そういうわけで、めんどくさかったので、ありとあらゆる人を誘った。私基準で。私が飲みたい人と飲む。誘った人が連れていきたいという人がいれば呼んでもらう。でもここは私が中心の会ではない。飲みたい、話したいと思う人だけが来ればいい。そういう場にした。結果、15人ほど来てくれた。声をかけていない人もいる。新年会の存在は、職場に居れば伝わったはず。仲間外れにしたつもりはない。来たかったら「行きたい」と言ってくれればいい。「いいなあ誘われたかったなあ」そう陰で言っている人も居たという。来たければ声を挙げろ、伝えたいならきちんと面と向かって言え。

多分、今までにない飲み会だった。隣の島なのに喋ったことない人たちと、仕事以外の場で繋がれた。ああ、これが仕事をしていく上であるべき姿じゃないのかな、そう思った。
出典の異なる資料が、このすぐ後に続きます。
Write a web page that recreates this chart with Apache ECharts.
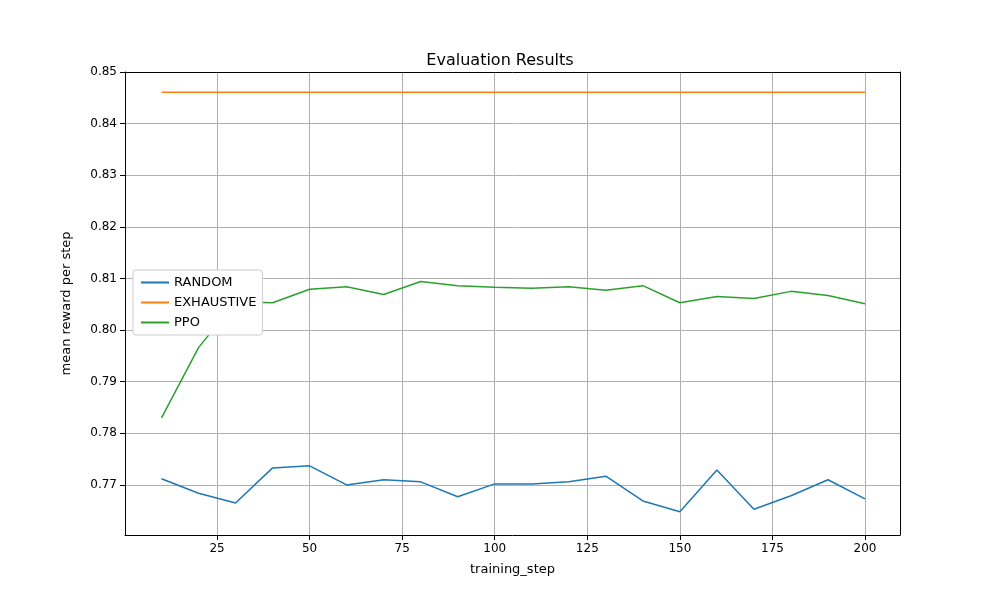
<!DOCTYPE html><html><head><meta charset="utf-8"><script src="https://cdn.jsdelivr.net/npm/echarts@6/dist/echarts.min.js"></script></head><body style="margin:0"><div id="c" style="width:1000px;height:600px"></div><script>
const steps=[10,20,30,40,50,60,70,80,90,100,110,120,130,140,150,160,170,180,190,200];
const randomVals=[0.7712,0.7684,0.7665,0.7733,0.7737,0.7700,0.7710,0.7706,0.7677,0.7702,0.7702,0.7706,0.7717,0.7669,0.7648,0.7729,0.7653,0.7679,0.7710,0.7673];
const exhaustiveVals=steps.map(()=>0.8461);
const ppoVals=[0.7830,0.7966,0.8055,0.8053,0.8079,0.8084,0.8069,0.8094,0.8086,0.8083,0.8081,0.8084,0.8077,0.8086,0.8053,0.8065,0.8061,0.8075,0.8067,0.8051];
const xTicks=[25,50,75,100,125,150,175,200];
const yTicks=[0.77,0.78,0.79,0.80,0.81,0.82,0.83,0.84,0.85];
const pair=v=>steps.map((s,i)=>[s,v[i]]);
const ff='DejaVu Sans';
const mk=(n,d,c)=>({name:n,type:'line',data:pair(d),showSymbol:false,lineStyle:{width:1.5,color:c},itemStyle:{color:c}});
echarts.init(document.getElementById('c')).setOption({
animation:false,textStyle:{fontFamily:ff},
title:{text:'Evaluation Results',left:'center',top:48,textStyle:{fontSize:16,fontWeight:'normal',color:'#000',fontFamily:ff}},
grid:{left:125,right:100,top:72,bottom:65},
legend:{orient:'vertical',left:133,top:270,backgroundColor:'#fff',borderColor:'#ccc',borderWidth:1,borderRadius:3,padding:[6,6,6,8],itemGap:7,itemWidth:28,itemHeight:2,icon:'rect',textStyle:{fontSize:13,color:'#000'},data:['RANDOM','EXHAUSTIVE','PPO']},
xAxis:[{type:'value',min:0.14,max:209.45,name:'training_step',nameLocation:'middle',nameGap:28,nameTextStyle:{fontSize:13,color:'#000'},
axisLine:{onZero:false,lineStyle:{color:'#000'}},axisTick:{customValues:xTicks,lineStyle:{color:'#000'}},axisLabel:{customValues:xTicks,color:'#000',fontSize:12},splitLine:{show:true,lineStyle:{color:'#b0b0b0'}}},
{type:'value',position:'top',min:0.14,max:209.45,axisLine:{onZero:false,lineStyle:{color:'#000'}},axisTick:{show:false},axisLabel:{show:false},splitLine:{show:false}}],
yAxis:[{type:'value',min:0.7603,max:0.85,name:'mean reward per step',nameLocation:'middle',nameGap:52,nameTextStyle:{fontSize:13,color:'#000'},
axisLine:{show:true,lineStyle:{color:'#000'}},axisTick:{show:true,customValues:yTicks,lineStyle:{color:'#000'}},axisLabel:{customValues:yTicks,color:'#000',fontSize:12,formatter:v=>v.toFixed(2)},splitLine:{show:true,lineStyle:{color:'#b0b0b0'}}},
{type:'value',position:'right',min:0.7603,max:0.85,axisLine:{show:true,onZero:false,lineStyle:{color:'#000'}},axisTick:{show:false},axisLabel:{show:false},splitLine:{show:false}}],
series:[mk('RANDOM',randomVals,'#1f77b4'),mk('EXHAUSTIVE',exhaustiveVals,'#ff7f0e'),mk('PPO',ppoVals,'#2ca02c')]
});
</script></body></html>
しかし次第に悪口が出てくる。15人居れば、この中に存在しない人の話になり、共通して話せる話題として挙げられる。もう、その時点で嫌だった。あほくさ。今ここでそれ話してどうするの。お酒不味くなるじゃん。

時計を見た。開催から2時間。ああもう限界。

まだ場が盛り上がっている中、そっとコートと鞄を持つ。お金だけ渡して、先輩に「じゃあ、次があるんで失礼します」と告げる。えっ、と一瞬空気が淀む。でも気にしない。笑顔で「お先に失礼します」と去る。

帰りたそうにしていた女の子がいたから、そっと声をかけて一緒に出た。帰り道、「ありがとうございます」と言われた。

ああ、多分、今度は私の悪口が始まっているな。そう思いながら、冬の街を、駅に向かって二人で歩いた。